> [What to produce] Exactly repeat the material, dropping every picture from the copy.

□ □ □

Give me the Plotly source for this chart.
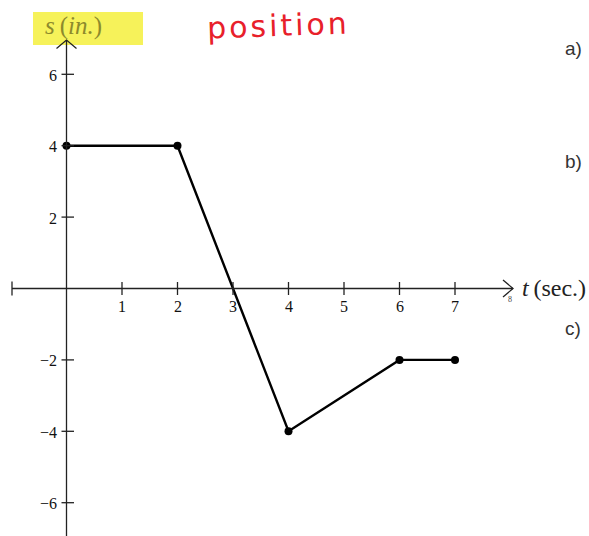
import plotly.graph_objects as go

# Position of the object over time
t_sec = [0, 2, 4, 6, 7]
s_in = [4, 4, -4, -2, -2]

x_tick_vals = [1, 2, 3, 4, 5, 6, 7]
y_tick_vals = [-6, -4, -2, 2, 4, 6]

W, H = 589, 536
PX_X = 55.5      # pixels per second
PX_Y = 35.7      # pixels per inch
X0_PX, Y0_PX = 66.5, 288.5

x_range = [-X0_PX / PX_X, (W - X0_PX) / PX_X]
y_range = [-(H - Y0_PX) / PX_Y, Y0_PX / PX_Y]

def dx(px):
    return px / PX_X

def dy(px):
    return px / PX_Y

fig = go.Figure()

fig.add_trace(go.Scatter(
    x=t_sec, y=s_in, mode="lines+markers",
    line=dict(color="black", width=2.4),
    marker=dict(color="black", size=8),
    hoverinfo="skip", showlegend=False,
))

axis_line = dict(color="#222", width=1.3)
shapes = []
# horizontal t axis with a stop tick on the left
x_left = dx(12 - X0_PX)
x_tip = dx(513 - X0_PX)
shapes.append(dict(type="line", x0=x_left, x1=x_tip, y0=0, y1=0, line=axis_line))
shapes.append(dict(type="line", x0=x_left, x1=x_left, y0=-dy(7), y1=dy(7), line=axis_line))
shapes.append(dict(type="path", line=axis_line,
                   path=f"M {x_tip - dx(10)},{dy(8.5)} L {x_tip},0 L {x_tip - dx(10)},{-dy(8.5)}"))
# vertical s axis with an arrow on top
y_tip = dy(Y0_PX - 40)
shapes.append(dict(type="line", x0=0, x1=0, y0=y_range[0], y1=y_tip, line=axis_line))
shapes.append(dict(type="path", line=axis_line,
                   path=f"M {-dx(10)},{y_tip - dy(8.5)} L 0,{y_tip} L {dx(10)},{y_tip - dy(8.5)}"))

for v in x_tick_vals:
    shapes.append(dict(type="line", x0=v, x1=v, y0=-dy(6.5), y1=dy(6.5), line=axis_line))
for v in y_tick_vals:
    shapes.append(dict(type="line", x0=-dx(5), x1=dx(7.5), y0=v, y1=v, line=axis_line))

# highlighter behind the s-axis title
shapes.append(dict(type="rect", xref="paper", yref="paper",
                   x0=33 / W, x1=143 / W, y0=1 - 45 / H, y1=1 - 12 / H,
                   fillcolor="#f6f25a", line=dict(width=0), layer="below"))

serif = "Liberation Serif"
ann = []
for v in x_tick_vals:
    ann.append(dict(x=v, y=0, text=str(v), showarrow=False, yshift=-18,
                    yanchor="middle", font=dict(family=serif, size=16, color="#111")))
ann.append(dict(x=8, y=0, text="8", showarrow=False, yshift=-11, xshift=-1,
                yanchor="middle", font=dict(family=serif, size=8, color="#444")))
for v in y_tick_vals:
    label = str(v).replace("-", "\u2212")
    ann.append(dict(x=0, y=v, text=label, showarrow=False, xanchor="right",
                    yanchor="middle", xshift=-8, yshift=-1,
                    font=dict(family=serif, size=16, color="#111")))

ann.append(dict(x=x_tip, y=0, text="<i>t</i>\u2009(sec.)", showarrow=False,
                xanchor="left", yanchor="middle", xshift=7, yshift=1,
                font=dict(family=serif, size=24, color="#222")))
ann.append(dict(xref="paper", yref="paper", x=43 / W, y=1 - 26 / H,
                text="<i>s</i>\u2009(<i>in.</i>)", showarrow=False,
                xanchor="left", yanchor="middle",
                font=dict(family=serif, size=25, color="#8d8a2c")))
ann.append(dict(xref="paper", yref="paper", x=204 / W, y=1 - 25 / H,
                text="\u200a".join("position"), showarrow=False,
                xanchor="left", yanchor="middle", textangle=-2,
                font=dict(family="DejaVu Sans", size=30, color="#e8202a")))

for lbl, ypx in [("a)", 49), ("b)", 161), ("c)", 328)]:
    ann.append(dict(xref="paper", yref="paper", x=563 / W, y=1 - ypx / H,
                    text=lbl, showarrow=False, xanchor="left", yanchor="middle",
                    font=dict(family="Liberation Sans", size=19, color="#333")))

fig.update_layout(
    width=W, height=H,
    margin=dict(l=0, r=0, t=0, b=0),
    paper_bgcolor="white", plot_bgcolor="white",
    xaxis=dict(range=x_range, visible=False, fixedrange=True),
    yaxis=dict(range=y_range, visible=False, fixedrange=True),
    shapes=shapes, annotations=ann,
)

fig.write_html("out.html")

□ □ □

> [Output of the exercise]
Give me the Plotly source for this chart.
import plotly.graph_objects as go

# Position of the object over time
t_sec = [0, 2, 4, 6, 7]
s_in = [4, 4, -4, -2, -2]

x_tick_vals = [1, 2, 3, 4, 5, 6, 7]
y_tick_vals = [-6, -4, -2, 2, 4, 6]

W, H = 589, 536
PX_X = 55.5      # pixels per second
PX_Y = 35.7      # pixels per inch
X0_PX, Y0_PX = 66.5, 288.5

x_range = [-X0_PX / PX_X, (W - X0_PX) / PX_X]
y_range = [-(H - Y0_PX) / PX_Y, Y0_PX / PX_Y]

def dx(px):
    return px / PX_X

def dy(px):
    return px / PX_Y

fig = go.Figure()

fig.add_trace(go.Scatter(
    x=t_sec, y=s_in, mode="lines+markers",
    line=dict(color="black", width=2.4),
    marker=dict(color="black", size=8),
    hoverinfo="skip", showlegend=False,
))

axis_line = dict(color="#222", width=1.3)
shapes = []
# horizontal t axis with a stop tick on the left
x_left = dx(12 - X0_PX)
x_tip = dx(513 - X0_PX)
shapes.append(dict(type="line", x0=x_left, x1=x_tip, y0=0, y1=0, line=axis_line))
shapes.append(dict(type="line", x0=x_left, x1=x_left, y0=-dy(7), y1=dy(7), line=axis_line))
shapes.append(dict(type="path", line=axis_line,
                   path=f"M {x_tip - dx(10)},{dy(8.5)} L {x_tip},0 L {x_tip - dx(10)},{-dy(8.5)}"))
# vertical s axis with an arrow on top
y_tip = dy(Y0_PX - 40)
shapes.append(dict(type="line", x0=0, x1=0, y0=y_range[0], y1=y_tip, line=axis_line))
shapes.append(dict(type="path", line=axis_line,
                   path=f"M {-dx(10)},{y_tip - dy(8.5)} L 0,{y_tip} L {dx(10)},{y_tip - dy(8.5)}"))

for v in x_tick_vals:
    shapes.append(dict(type="line", x0=v, x1=v, y0=-dy(6.5), y1=dy(6.5), line=axis_line))
for v in y_tick_vals:
    shapes.append(dict(type="line", x0=-dx(5), x1=dx(7.5), y0=v, y1=v, line=axis_line))

# highlighter behind the s-axis title
shapes.append(dict(type="rect", xref="paper", yref="paper",
                   x0=33 / W, x1=143 / W, y0=1 - 45 / H, y1=1 - 12 / H,
                   fillcolor="#f6f25a", line=dict(width=0), layer="below"))

serif = "Liberation Serif"
ann = []
for v in x_tick_vals:
    ann.append(dict(x=v, y=0, text=str(v), showarrow=False, yshift=-18,
                    yanchor="middle", font=dict(family=serif, size=16, color="#111")))
ann.append(dict(x=8, y=0, text="8", showarrow=False, yshift=-11, xshift=-1,
                yanchor="middle", font=dict(family=serif, size=8, color="#444")))
for v in y_tick_vals:
    label = str(v).replace("-", "\u2212")
    ann.append(dict(x=0, y=v, text=label, showarrow=False, xanchor="right",
                    yanchor="middle", xshift=-8, yshift=-1,
                    font=dict(family=serif, size=16, color="#111")))

ann.append(dict(x=x_tip, y=0, text="<i>t</i>\u2009(sec.)", showarrow=False,
                xanchor="left", yanchor="middle", xshift=7, yshift=1,
                font=dict(family=serif, size=24, color="#222")))
ann.append(dict(xref="paper", yref="paper", x=43 / W, y=1 - 26 / H,
                text="<i>s</i>\u2009(<i>in.</i>)", showarrow=False,
                xanchor="left", yanchor="middle",
                font=dict(family=serif, size=25, color="#8d8a2c")))
ann.append(dict(xref="paper", yref="paper", x=204 / W, y=1 - 25 / H,
                text="\u200a".join("position"), showarrow=False,
                xanchor="left", yanchor="middle", textangle=-2,
                font=dict(family="DejaVu Sans", size=30, color="#e8202a")))

for lbl, ypx in [("a)", 49), ("b)", 161), ("c)", 328)]:
    ann.append(dict(xref="paper", yref="paper", x=563 / W, y=1 - ypx / H,
                    text=lbl, showarrow=False, xanchor="left", yanchor="middle",
                    font=dict(family="Liberation Sans", size=19, color="#333")))

fig.update_layout(
    width=W, height=H,
    margin=dict(l=0, r=0, t=0, b=0),
    paper_bgcolor="white", plot_bgcolor="white",
    xaxis=dict(range=x_range, visible=False, fixedrange=True),
    yaxis=dict(range=y_range, visible=False, fixedrange=True),
    shapes=shapes, annotations=ann,
)

fig.write_html("out.html")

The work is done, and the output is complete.